I’m considering adding support for more codecs to it, let me know if you’re interested in that.
Good luck with your new venture. We would love to see an HEVC version.
Your test in the previous post was interesting, but not a fair comparison. You mention that “all forms of threading/tiling/slicing/wpp were disabled”. Why? x265 is highly multi-threaded, and it uses frame parallelism and Wavefront Parallel Processing by default. These features have minimal impact on quality, but a massive positive impact on performance. This is the way x265 was designed to be run from the start of our development. WPP is an integral part of the HEVC standard, and we expect most HEVC video to use WPP, as it makes both encoding and decoding run faster and more efficiently.
We’ve recently doubled x265 performance for most of our 10 presets. See http://x265.org/performance-presets/
I think it’s time to repeat these tests, using x265 default settings.
@Tom: thanks for the response! So, I had a conversation with Deepthi about this at VDD also. You can actually watch that back on vimeo/youtube.

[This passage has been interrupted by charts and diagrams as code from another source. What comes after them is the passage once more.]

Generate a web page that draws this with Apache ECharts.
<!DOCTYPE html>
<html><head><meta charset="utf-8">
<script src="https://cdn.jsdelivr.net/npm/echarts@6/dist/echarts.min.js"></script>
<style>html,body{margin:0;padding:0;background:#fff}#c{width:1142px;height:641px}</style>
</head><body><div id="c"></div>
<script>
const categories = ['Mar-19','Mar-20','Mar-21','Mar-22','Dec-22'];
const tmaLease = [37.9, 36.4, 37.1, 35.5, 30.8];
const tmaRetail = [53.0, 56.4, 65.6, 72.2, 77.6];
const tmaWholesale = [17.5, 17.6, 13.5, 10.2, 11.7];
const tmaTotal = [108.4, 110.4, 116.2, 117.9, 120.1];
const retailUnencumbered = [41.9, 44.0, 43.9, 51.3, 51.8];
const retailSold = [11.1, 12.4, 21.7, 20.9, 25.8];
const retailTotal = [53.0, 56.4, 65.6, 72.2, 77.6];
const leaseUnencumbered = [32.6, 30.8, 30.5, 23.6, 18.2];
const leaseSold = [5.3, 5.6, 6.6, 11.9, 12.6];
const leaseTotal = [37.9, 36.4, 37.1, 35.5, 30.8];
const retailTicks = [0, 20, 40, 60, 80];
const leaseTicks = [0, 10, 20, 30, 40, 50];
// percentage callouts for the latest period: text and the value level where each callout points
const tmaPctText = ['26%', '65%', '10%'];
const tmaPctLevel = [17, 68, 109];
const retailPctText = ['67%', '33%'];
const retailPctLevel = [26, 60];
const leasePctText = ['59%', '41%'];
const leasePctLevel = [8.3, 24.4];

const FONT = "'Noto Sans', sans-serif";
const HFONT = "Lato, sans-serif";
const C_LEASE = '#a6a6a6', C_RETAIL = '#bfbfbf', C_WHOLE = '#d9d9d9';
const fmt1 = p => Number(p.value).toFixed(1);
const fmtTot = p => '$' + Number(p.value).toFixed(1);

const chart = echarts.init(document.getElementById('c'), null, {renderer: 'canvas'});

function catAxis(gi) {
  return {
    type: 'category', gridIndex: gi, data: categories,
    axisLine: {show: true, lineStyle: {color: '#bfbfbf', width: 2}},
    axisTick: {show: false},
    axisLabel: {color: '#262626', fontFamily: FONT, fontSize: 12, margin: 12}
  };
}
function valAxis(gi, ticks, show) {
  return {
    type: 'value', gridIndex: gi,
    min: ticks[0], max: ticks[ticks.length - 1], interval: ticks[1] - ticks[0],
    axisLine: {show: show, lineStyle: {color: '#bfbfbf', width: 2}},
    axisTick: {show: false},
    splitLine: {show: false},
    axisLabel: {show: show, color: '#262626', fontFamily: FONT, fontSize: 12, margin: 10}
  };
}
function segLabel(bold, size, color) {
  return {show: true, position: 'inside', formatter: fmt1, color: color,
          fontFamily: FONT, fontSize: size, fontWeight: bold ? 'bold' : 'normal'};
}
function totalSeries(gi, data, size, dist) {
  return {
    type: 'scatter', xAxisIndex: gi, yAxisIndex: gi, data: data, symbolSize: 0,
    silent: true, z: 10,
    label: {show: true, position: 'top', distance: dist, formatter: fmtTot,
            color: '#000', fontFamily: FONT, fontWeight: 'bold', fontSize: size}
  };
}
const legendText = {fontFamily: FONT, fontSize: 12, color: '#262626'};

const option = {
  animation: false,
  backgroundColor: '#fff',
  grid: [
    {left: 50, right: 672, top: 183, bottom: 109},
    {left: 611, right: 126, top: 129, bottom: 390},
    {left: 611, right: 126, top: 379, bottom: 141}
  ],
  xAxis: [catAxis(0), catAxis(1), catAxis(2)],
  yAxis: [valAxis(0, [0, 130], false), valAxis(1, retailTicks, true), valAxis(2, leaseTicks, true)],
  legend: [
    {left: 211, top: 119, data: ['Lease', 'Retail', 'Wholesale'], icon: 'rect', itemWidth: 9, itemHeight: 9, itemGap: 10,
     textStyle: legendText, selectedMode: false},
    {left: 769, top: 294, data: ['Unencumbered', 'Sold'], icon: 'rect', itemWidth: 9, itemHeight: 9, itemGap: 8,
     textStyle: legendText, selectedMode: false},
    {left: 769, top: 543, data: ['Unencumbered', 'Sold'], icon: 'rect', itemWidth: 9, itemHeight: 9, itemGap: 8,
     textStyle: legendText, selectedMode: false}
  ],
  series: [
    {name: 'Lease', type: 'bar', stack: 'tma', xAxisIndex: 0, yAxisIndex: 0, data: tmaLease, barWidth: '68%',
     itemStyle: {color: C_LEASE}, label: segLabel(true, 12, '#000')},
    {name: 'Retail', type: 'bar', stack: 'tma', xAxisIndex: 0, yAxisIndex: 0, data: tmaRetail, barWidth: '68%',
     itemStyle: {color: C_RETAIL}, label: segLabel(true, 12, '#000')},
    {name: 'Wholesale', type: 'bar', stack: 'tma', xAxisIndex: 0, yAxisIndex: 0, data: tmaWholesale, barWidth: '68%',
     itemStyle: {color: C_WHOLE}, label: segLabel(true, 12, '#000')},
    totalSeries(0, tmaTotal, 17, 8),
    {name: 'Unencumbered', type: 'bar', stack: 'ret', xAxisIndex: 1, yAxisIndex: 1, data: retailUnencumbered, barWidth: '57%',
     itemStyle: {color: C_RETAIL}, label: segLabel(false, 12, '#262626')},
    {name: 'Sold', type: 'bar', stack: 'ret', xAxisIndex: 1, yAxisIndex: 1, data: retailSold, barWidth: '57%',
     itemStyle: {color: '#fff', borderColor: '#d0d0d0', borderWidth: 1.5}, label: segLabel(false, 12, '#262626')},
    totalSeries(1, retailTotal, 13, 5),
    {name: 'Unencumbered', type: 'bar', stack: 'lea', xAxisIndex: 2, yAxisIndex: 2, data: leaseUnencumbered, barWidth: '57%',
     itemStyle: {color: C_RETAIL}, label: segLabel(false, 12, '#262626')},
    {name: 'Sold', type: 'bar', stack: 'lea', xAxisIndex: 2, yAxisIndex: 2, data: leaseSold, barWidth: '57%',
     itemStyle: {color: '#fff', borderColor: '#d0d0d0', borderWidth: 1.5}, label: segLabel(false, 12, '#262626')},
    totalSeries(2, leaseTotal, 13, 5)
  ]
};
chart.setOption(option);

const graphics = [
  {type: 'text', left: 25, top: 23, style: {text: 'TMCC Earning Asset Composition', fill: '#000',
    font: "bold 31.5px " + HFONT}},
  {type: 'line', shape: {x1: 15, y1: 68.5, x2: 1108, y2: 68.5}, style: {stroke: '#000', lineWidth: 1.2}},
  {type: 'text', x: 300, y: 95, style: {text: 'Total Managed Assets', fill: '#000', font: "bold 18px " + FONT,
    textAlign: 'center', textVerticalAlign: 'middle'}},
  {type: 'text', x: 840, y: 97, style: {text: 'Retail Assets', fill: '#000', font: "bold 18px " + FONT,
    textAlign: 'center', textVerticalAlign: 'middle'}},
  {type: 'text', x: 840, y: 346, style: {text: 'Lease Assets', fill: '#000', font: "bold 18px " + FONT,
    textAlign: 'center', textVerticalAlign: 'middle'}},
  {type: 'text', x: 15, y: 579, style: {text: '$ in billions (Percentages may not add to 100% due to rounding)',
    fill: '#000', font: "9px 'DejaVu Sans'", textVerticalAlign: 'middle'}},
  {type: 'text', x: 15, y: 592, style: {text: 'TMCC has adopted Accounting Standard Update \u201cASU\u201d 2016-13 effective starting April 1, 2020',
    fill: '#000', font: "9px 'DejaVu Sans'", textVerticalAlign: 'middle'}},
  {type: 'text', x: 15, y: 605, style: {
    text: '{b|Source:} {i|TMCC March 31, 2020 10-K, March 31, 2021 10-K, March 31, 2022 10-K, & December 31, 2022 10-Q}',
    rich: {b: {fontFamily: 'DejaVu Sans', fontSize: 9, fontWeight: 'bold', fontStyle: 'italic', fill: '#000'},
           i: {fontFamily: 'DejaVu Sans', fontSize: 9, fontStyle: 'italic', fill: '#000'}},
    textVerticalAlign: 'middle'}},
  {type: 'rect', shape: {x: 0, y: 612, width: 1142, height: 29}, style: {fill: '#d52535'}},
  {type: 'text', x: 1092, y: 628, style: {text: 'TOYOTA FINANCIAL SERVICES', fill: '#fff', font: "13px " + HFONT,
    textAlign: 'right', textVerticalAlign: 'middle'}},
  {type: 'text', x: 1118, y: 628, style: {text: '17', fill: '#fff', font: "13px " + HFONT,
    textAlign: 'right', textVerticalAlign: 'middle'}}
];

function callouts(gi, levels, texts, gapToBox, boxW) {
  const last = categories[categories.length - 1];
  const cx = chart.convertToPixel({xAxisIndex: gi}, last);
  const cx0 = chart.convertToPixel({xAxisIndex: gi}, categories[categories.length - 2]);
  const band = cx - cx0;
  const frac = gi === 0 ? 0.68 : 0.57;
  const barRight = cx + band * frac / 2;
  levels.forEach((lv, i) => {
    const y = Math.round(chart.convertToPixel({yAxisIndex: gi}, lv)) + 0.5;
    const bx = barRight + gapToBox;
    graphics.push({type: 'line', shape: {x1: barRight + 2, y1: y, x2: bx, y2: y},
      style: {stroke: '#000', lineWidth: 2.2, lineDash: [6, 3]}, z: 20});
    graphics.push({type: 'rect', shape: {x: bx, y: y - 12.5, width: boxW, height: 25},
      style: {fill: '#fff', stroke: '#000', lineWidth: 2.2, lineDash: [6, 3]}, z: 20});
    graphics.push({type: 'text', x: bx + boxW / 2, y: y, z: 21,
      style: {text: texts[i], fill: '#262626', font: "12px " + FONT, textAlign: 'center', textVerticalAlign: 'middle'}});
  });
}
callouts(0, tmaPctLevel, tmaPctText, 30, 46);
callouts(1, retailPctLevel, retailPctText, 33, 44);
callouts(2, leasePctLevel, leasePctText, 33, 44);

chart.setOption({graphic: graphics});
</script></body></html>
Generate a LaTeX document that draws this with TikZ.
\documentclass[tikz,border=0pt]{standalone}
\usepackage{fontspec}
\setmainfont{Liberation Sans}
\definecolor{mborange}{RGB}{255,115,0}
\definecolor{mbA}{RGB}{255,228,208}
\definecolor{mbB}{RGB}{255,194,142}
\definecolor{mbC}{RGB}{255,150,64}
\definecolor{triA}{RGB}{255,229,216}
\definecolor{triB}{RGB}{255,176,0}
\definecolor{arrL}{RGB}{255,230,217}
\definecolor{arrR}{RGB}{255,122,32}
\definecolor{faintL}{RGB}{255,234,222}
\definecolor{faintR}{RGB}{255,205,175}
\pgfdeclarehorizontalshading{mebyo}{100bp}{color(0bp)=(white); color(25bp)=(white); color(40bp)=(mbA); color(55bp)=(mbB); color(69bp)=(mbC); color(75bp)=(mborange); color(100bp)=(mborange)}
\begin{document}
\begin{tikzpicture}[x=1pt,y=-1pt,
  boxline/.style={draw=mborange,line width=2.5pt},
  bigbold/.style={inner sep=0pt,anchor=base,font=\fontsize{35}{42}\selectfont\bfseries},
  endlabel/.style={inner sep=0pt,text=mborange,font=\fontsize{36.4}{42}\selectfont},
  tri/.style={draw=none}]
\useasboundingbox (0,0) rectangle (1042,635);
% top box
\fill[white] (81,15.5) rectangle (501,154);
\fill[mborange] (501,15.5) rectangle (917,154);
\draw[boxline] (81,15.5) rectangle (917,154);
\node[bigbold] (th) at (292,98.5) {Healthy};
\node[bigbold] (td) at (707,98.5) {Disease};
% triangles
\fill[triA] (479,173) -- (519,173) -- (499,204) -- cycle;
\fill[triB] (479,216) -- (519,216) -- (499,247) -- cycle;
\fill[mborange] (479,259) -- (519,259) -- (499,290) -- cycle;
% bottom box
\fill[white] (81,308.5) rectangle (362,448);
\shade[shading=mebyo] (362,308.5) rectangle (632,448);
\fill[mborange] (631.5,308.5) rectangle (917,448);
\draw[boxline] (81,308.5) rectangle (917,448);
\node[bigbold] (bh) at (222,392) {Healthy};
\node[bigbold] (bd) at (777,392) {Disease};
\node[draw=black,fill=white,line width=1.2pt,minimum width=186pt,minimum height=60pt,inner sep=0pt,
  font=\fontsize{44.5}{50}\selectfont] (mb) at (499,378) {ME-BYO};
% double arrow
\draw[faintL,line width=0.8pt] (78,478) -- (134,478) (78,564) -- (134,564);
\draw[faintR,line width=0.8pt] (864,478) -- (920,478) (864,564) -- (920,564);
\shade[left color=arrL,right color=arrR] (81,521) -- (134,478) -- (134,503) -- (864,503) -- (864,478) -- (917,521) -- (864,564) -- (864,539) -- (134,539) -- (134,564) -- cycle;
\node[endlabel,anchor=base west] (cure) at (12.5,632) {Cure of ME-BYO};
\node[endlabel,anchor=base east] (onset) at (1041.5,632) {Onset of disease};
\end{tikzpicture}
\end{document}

The basic assumption was that we’re not so much interested in wall clock time, but data center cost. 2 threads is twice as expensive as 1 thread in that context (per time unit). If you assume that wall clock time is the metric of choice, you’re obviously correct and the assumption would indeed change.
The new performance metrics look great, I’ll try to do new comparisons sometime soon if I can find the time, should be very exciting, thanks for your work!
@rbultje: thanks for your response! I understand that one particularly big video service operator thinks this way (running encode jobs on a single thread). But the vast majority of companies and end-users run their jobs multi-threaded.
In some ways single-threaded execution is more efficient, as a single execution thread should always have work to do (no waiting for the results of another execution thread). But in other ways it’s less efficient, as the physical CPU cache would be shared by many threads operating on the same machine (poisoning the cache with their irrelevant data), and so cache misses would increase.
@Tom: I’ll see if I can add meaningful data about threaded encoding to the next iteration. Nothing beats data, right? Maybe even $bigserviceoperator can change their ways if data shows that it’s beneficials to their bottom line.
Totally offtopic but I found your blog!
I was looking up vp8 stuff and I found that your other blog had died and I could only use archive.org and I couldn’t really find anything linking to your other handle.
Recently learning some stuff about vp8 and all of this stuff is really interesting!